** start of Data entries **

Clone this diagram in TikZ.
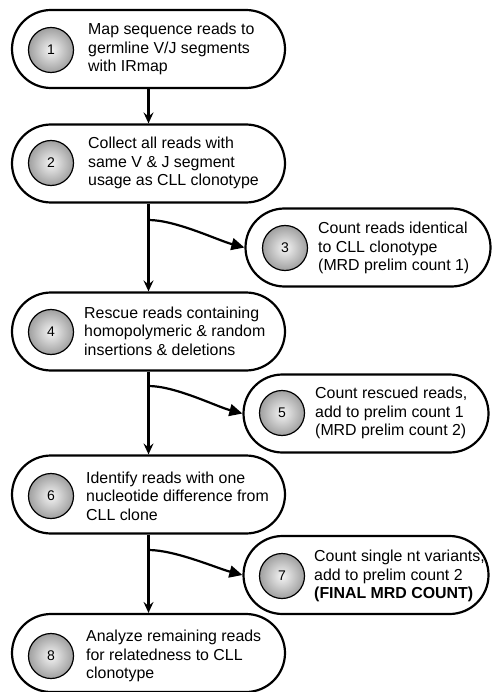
\documentclass[tikz,border=0pt]{standalone}
\usepackage{fontspec}
\setmainfont{Liberation Sans}
\usetikzlibrary{arrows.meta,shapes.misc}
\begin{document}
\begin{tikzpicture}[x=1pt,y=-1pt,
  stadium/.style={draw, line width=2.2pt, rounded rectangle, minimum height=78pt, inner sep=0pt},
  leftbox/.style={stadium, minimum width=273pt},
  rightbox/.style={stadium, minimum width=245pt},
  numcirc/.style={circle, draw, line width=1.2pt, minimum size=45pt, inner sep=0pt,
    inner color=gray!8, outer color=gray!75, font=\fontsize{14}{14}\selectfont},
  txt/.style={anchor=west, align=left, inner sep=0pt, font=\fontsize{15.9}{18.6}\selectfont},
  down/.style={line width=2.2pt, -{Stealth[length=11pt,width=10pt,inset=4pt]}},
  branch/.style={line width=2.2pt, -{Triangle[length=13pt,width=12pt]}}
]
\useasboundingbox (0,0) rectangle (492,692);
% left column
\node[leftbox] (b1) at (148.5,49) {};
\node[leftbox] (b2) at (148.5,163.5) {};
\node[leftbox] (b4) at (148.5,331.5) {};
\node[leftbox] (b6) at (148.5,494.5) {};
\node[leftbox] (b8) at (148.5,653) {};
% right column
\node[rightbox] (b3) at (368,247.5) {};
\node[rightbox] (b5) at (366,413.5) {};
\node[rightbox] (b7) at (366,575) {};
% circles
\node[numcirc] (c1) at (51,50) {1};
\node[numcirc] (c2) at (51,163) {2};
\node[numcirc] (c4) at (51,332) {4};
\node[numcirc] (c6) at (51,496) {6};
\node[numcirc] (c8) at (51,656) {8};
\node[numcirc] (c3) at (285,248) {3};
\node[numcirc] (c5) at (282,413) {5};
\node[numcirc] (c7) at (282,576) {7};
% texts
\node[txt] (t1) at (88,49) {Map sequence reads to\\germline V/J segments\\with IRmap};
\node[txt] (t2) at (88,163) {Collect all reads with\\same V \& J segment\\usage as CLL clonotype};
\node[txt] (t4) at (84,331) {Rescue reads containing\\homopolymeric \& random\\insertions \& deletions};
\node[txt] (t6) at (86,496) {Identify reads with one\\nucleotide difference from\\CLL clone};
\node[txt] (t8) at (86,656) {Analyze remaining reads\\for relatedness to CLL\\clonotype};
\node[txt] (t3) at (318,248) {Count reads identical\\to CLL clonotype\\(MRD prelim count 1)};
\node[txt] (t5) at (315,413) {Count rescued reads,\\add to prelim count 1\\(MRD prelim count 2)};
\node[txt] (t7) at (314,576) {Count single nt variants,\\add to prelim count 2\\\textbf{(FINAL MRD COUNT)}};
% branch points
\coordinate (s2) at (148.5,220);
\coordinate (s4) at (148.5,386);
\coordinate (s6) at (148.5,550);
% connectors
\draw[down] (b1.south) -- (b2.north);
\draw[down] (b2.south) -- (b4.north);
\draw[down] (b4.south) -- (b6.north);
\draw[down] (b6.south) -- (b8.north);
\draw[branch] (s2) to[out=0,in=165,looseness=0.7] (b3.west);
\draw[branch] (s4) to[out=0,in=165,looseness=0.7] (b5.west);
\draw[branch] (s6) to[out=0,in=165,looseness=0.7] (b7.west);
\end{tikzpicture}
\end{document}
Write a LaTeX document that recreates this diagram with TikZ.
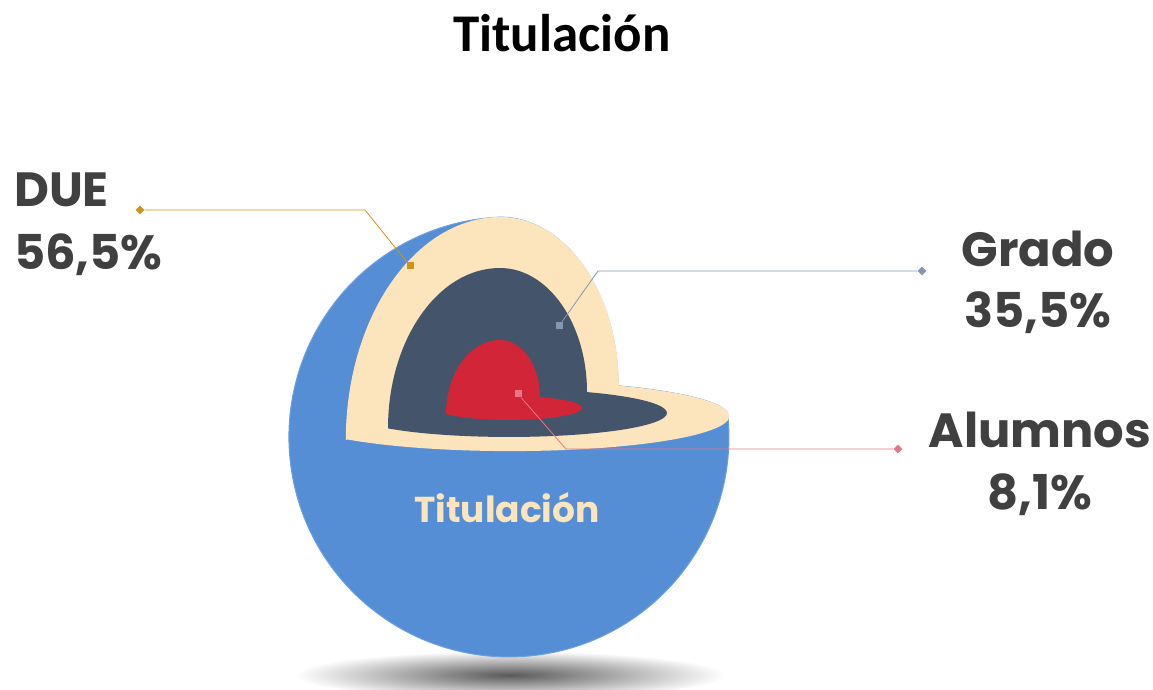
\documentclass[tikz,border=0pt]{standalone}
\usepackage{fontspec}
\setmainfont{Carlito}
\newfontfamily\geofont{Poppins}
\usetikzlibrary{positioning}
\usetikzlibrary{shapes.geometric}
\definecolor{sphereblue}{HTML}{558ED5}
\definecolor{creamlayer}{HTML}{FCE4BC}
\definecolor{slatelayer}{HTML}{44546A}
\definecolor{redcore}{HTML}{D22538}
\definecolor{labelgray}{HTML}{404040}
\definecolor{dueline}{HTML}{D58F1C}
\definecolor{gradoline}{HTML}{8497B0}
\definecolor{alumline}{HTML}{E57886}
\tikzset{
    label text/.style = {font=\geofont\bfseries\fontsize{48}{48}\selectfont, text=labelgray, inner sep=0pt},
    leader/.style = {line width=0.8pt},
    tip mark/.style = {diamond, inner sep=0pt, minimum size=9pt},
    spot mark/.style = {rectangle, inner sep=0pt, minimum size=7pt}}

\begin{document}
\begin{tikzpicture}[x=1pt, y=1pt,
    layer/.style = {draw=none}
    ]
    \useasboundingbox (0,0) rectangle (1153,690);
    % shadow and sphere
    \shade[inner color=black!65, outer color=white] (510,15) ellipse [x radius=215, y radius=24];
    \draw[fill=sphereblue, draw=sphereblue!85!white, line width=1pt] (728,273)
        arc[start angle=5.2, end angle=-267.7, radius=220]
        arc[start angle=90, end angle=0, x radius=118, y radius=168.7]
        arc[start angle=60.3, end angle=0, x radius=219, y radius=35] -- cycle;
    % layers
    \fill[creamlayer] (345.8,249.7)
        arc[start angle=180, end angle=90, x radius=155, y radius=223.3]
        arc[start angle=90, end angle=0, x radius=118, y radius=168.7]
        arc[start angle=60.3, end angle=-138.2, x radius=219, y radius=35] -- cycle;
    \fill[slatelayer] (388,261.6)
        arc[start angle=180, end angle=90, x radius=112, y radius=160.4]
        arc[start angle=90, end angle=0, x radius=87, y radius=124.1]
        arc[start angle=60.4, end angle=-140, x radius=158, y radius=24] -- cycle;
    \fill[redcore] (446,275.9)
        arc[start angle=180, end angle=90, x radius=54, y radius=74.1]
        arc[start angle=90, end angle=0, x radius=40, y radius=57.1]
        arc[start angle=64.9, end angle=-149.7, x radius=73, y radius=12] -- cycle;
    \node (core) [font=\geofont\bfseries\fontsize{36}{36}\selectfont, text=creamlayer, anchor=base] at (507,167) {Titulación};
    \node (title) [font=\bfseries\fontsize{53}{53}\selectfont, anchor=base] at (562,638) {Titulación};
    % labels
    \node (due) [label text, anchor=base west] at (14,483) {DUE};
    \node (duepct) [label text, below=63pt of due.base west, anchor=base west] {56,5\%};
    \node (grado) [label text, anchor=base] at (1038,423) {Grado};
    \node (gradopct) [label text, below=61pt of grado.base, anchor=base] {35,5\%};
    \node (alum) [label text, anchor=base] at (1040,242) {Alumnos};
    \node (alumpct) [label text, below=62pt of alum.base, anchor=base] {8,1\%};
    % leaders
    \node (duetip) [tip mark, fill=dueline] at (140,480) {};
    \coordinate (duebend) at (365,480);
    \node (duespot) [spot mark, fill=dueline] at (410,424) {};
    \draw[leader, draw=dueline] (duetip) -- (duebend) -- (duespot);
    \node (gradotip) [tip mark, fill=gradoline] at (922,419) {};
    \coordinate (gradobend) at (598,419);
    \node (gradospot) [spot mark, fill=gradoline] at (559,364) {};
    \draw[leader, draw=gradoline] (gradotip) -- (gradobend) -- (gradospot);
    \node (alumtip) [tip mark, fill=alumline] at (898,241) {};
    \coordinate (alumbend) at (566,241);
    \node (alumspot) [spot mark, fill=alumline] at (518,296) {};
    \draw[leader, draw=alumline] (alumtip) -- (alumbend) -- (alumspot);
\end{tikzpicture}
\end{document}
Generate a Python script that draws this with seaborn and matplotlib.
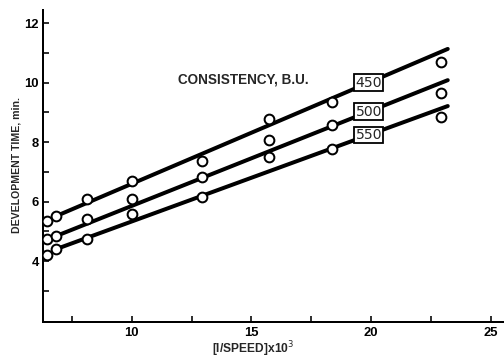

** end of Data entries **

● Aim of the exercise:
Transcribe the material as is, with images omitted.

● Task result:
Clone this diagram in TikZ.
\documentclass[tikz,border=0pt]{standalone}
\usepackage{fontspec}
\setmainfont{Liberation Sans}
\usetikzlibrary{arrows.meta,shapes.misc}
\begin{document}
\begin{tikzpicture}[x=1pt,y=-1pt,
  stadium/.style={draw, line width=2.2pt, rounded rectangle, minimum height=78pt, inner sep=0pt},
  leftbox/.style={stadium, minimum width=273pt},
  rightbox/.style={stadium, minimum width=245pt},
  numcirc/.style={circle, draw, line width=1.2pt, minimum size=45pt, inner sep=0pt,
    inner color=gray!8, outer color=gray!75, font=\fontsize{14}{14}\selectfont},
  txt/.style={anchor=west, align=left, inner sep=0pt, font=\fontsize{15.9}{18.6}\selectfont},
  down/.style={line width=2.2pt, -{Stealth[length=11pt,width=10pt,inset=4pt]}},
  branch/.style={line width=2.2pt, -{Triangle[length=13pt,width=12pt]}}
]
\useasboundingbox (0,0) rectangle (492,692);
% left column
\node[leftbox] (b1) at (148.5,49) {};
\node[leftbox] (b2) at (148.5,163.5) {};
\node[leftbox] (b4) at (148.5,331.5) {};
\node[leftbox] (b6) at (148.5,494.5) {};
\node[leftbox] (b8) at (148.5,653) {};
% right column
\node[rightbox] (b3) at (368,247.5) {};
\node[rightbox] (b5) at (366,413.5) {};
\node[rightbox] (b7) at (366,575) {};
% circles
\node[numcirc] (c1) at (51,50) {1};
\node[numcirc] (c2) at (51,163) {2};
\node[numcirc] (c4) at (51,332) {4};
\node[numcirc] (c6) at (51,496) {6};
\node[numcirc] (c8) at (51,656) {8};
\node[numcirc] (c3) at (285,248) {3};
\node[numcirc] (c5) at (282,413) {5};
\node[numcirc] (c7) at (282,576) {7};
% texts
\node[txt] (t1) at (88,49) {Map sequence reads to\\germline V/J segments\\with IRmap};
\node[txt] (t2) at (88,163) {Collect all reads with\\same V \& J segment\\usage as CLL clonotype};
\node[txt] (t4) at (84,331) {Rescue reads containing\\homopolymeric \& random\\insertions \& deletions};
\node[txt] (t6) at (86,496) {Identify reads with one\\nucleotide difference from\\CLL clone};
\node[txt] (t8) at (86,656) {Analyze remaining reads\\for relatedness to CLL\\clonotype};
\node[txt] (t3) at (318,248) {Count reads identical\\to CLL clonotype\\(MRD prelim count 1)};
\node[txt] (t5) at (315,413) {Count rescued reads,\\add to prelim count 1\\(MRD prelim count 2)};
\node[txt] (t7) at (314,576) {Count single nt variants,\\add to prelim count 2\\\textbf{(FINAL MRD COUNT)}};
% branch points
\coordinate (s2) at (148.5,220);
\coordinate (s4) at (148.5,386);
\coordinate (s6) at (148.5,550);
% connectors
\draw[down] (b1.south) -- (b2.north);
\draw[down] (b2.south) -- (b4.north);
\draw[down] (b4.south) -- (b6.north);
\draw[down] (b6.south) -- (b8.north);
\draw[branch] (s2) to[out=0,in=165,looseness=0.7] (b3.west);
\draw[branch] (s4) to[out=0,in=165,looseness=0.7] (b5.west);
\draw[branch] (s6) to[out=0,in=165,looseness=0.7] (b7.west);
\end{tikzpicture}
\end{document}
Write a LaTeX document that recreates this diagram with TikZ.
\documentclass[tikz,border=0pt]{standalone}
\usepackage{fontspec}
\setmainfont{Carlito}
\newfontfamily\geofont{Poppins}
\usetikzlibrary{positioning}
\usetikzlibrary{shapes.geometric}
\definecolor{sphereblue}{HTML}{558ED5}
\definecolor{creamlayer}{HTML}{FCE4BC}
\definecolor{slatelayer}{HTML}{44546A}
\definecolor{redcore}{HTML}{D22538}
\definecolor{labelgray}{HTML}{404040}
\definecolor{dueline}{HTML}{D58F1C}
\definecolor{gradoline}{HTML}{8497B0}
\definecolor{alumline}{HTML}{E57886}
\tikzset{
    label text/.style = {font=\geofont\bfseries\fontsize{48}{48}\selectfont, text=labelgray, inner sep=0pt},
    leader/.style = {line width=0.8pt},
    tip mark/.style = {diamond, inner sep=0pt, minimum size=9pt},
    spot mark/.style = {rectangle, inner sep=0pt, minimum size=7pt}}

\begin{document}
\begin{tikzpicture}[x=1pt, y=1pt,
    layer/.style = {draw=none}
    ]
    \useasboundingbox (0,0) rectangle (1153,690);
    % shadow and sphere
    \shade[inner color=black!65, outer color=white] (510,15) ellipse [x radius=215, y radius=24];
    \draw[fill=sphereblue, draw=sphereblue!85!white, line width=1pt] (728,273)
        arc[start angle=5.2, end angle=-267.7, radius=220]
        arc[start angle=90, end angle=0, x radius=118, y radius=168.7]
        arc[start angle=60.3, end angle=0, x radius=219, y radius=35] -- cycle;
    % layers
    \fill[creamlayer] (345.8,249.7)
        arc[start angle=180, end angle=90, x radius=155, y radius=223.3]
        arc[start angle=90, end angle=0, x radius=118, y radius=168.7]
        arc[start angle=60.3, end angle=-138.2, x radius=219, y radius=35] -- cycle;
    \fill[slatelayer] (388,261.6)
        arc[start angle=180, end angle=90, x radius=112, y radius=160.4]
        arc[start angle=90, end angle=0, x radius=87, y radius=124.1]
        arc[start angle=60.4, end angle=-140, x radius=158, y radius=24] -- cycle;
    \fill[redcore] (446,275.9)
        arc[start angle=180, end angle=90, x radius=54, y radius=74.1]
        arc[start angle=90, end angle=0, x radius=40, y radius=57.1]
        arc[start angle=64.9, end angle=-149.7, x radius=73, y radius=12] -- cycle;
    \node (core) [font=\geofont\bfseries\fontsize{36}{36}\selectfont, text=creamlayer, anchor=base] at (507,167) {Titulación};
    \node (title) [font=\bfseries\fontsize{53}{53}\selectfont, anchor=base] at (562,638) {Titulación};
    % labels
    \node (due) [label text, anchor=base west] at (14,483) {DUE};
    \node (duepct) [label text, below=63pt of due.base west, anchor=base west] {56,5\%};
    \node (grado) [label text, anchor=base] at (1038,423) {Grado};
    \node (gradopct) [label text, below=61pt of grado.base, anchor=base] {35,5\%};
    \node (alum) [label text, anchor=base] at (1040,242) {Alumnos};
    \node (alumpct) [label text, below=62pt of alum.base, anchor=base] {8,1\%};
    % leaders
    \node (duetip) [tip mark, fill=dueline] at (140,480) {};
    \coordinate (duebend) at (365,480);
    \node (duespot) [spot mark, fill=dueline] at (410,424) {};
    \draw[leader, draw=dueline] (duetip) -- (duebend) -- (duespot);
    \node (gradotip) [tip mark, fill=gradoline] at (922,419) {};
    \coordinate (gradobend) at (598,419);
    \node (gradospot) [spot mark, fill=gradoline] at (559,364) {};
    \draw[leader, draw=gradoline] (gradotip) -- (gradobend) -- (gradospot);
    \node (alumtip) [tip mark, fill=alumline] at (898,241) {};
    \coordinate (alumbend) at (566,241);
    \node (alumspot) [spot mark, fill=alumline] at (518,296) {};
    \draw[leader, draw=alumline] (alumtip) -- (alumbend) -- (alumspot);
\end{tikzpicture}
\end{document}
Generate a Python script that draws this with seaborn and matplotlib.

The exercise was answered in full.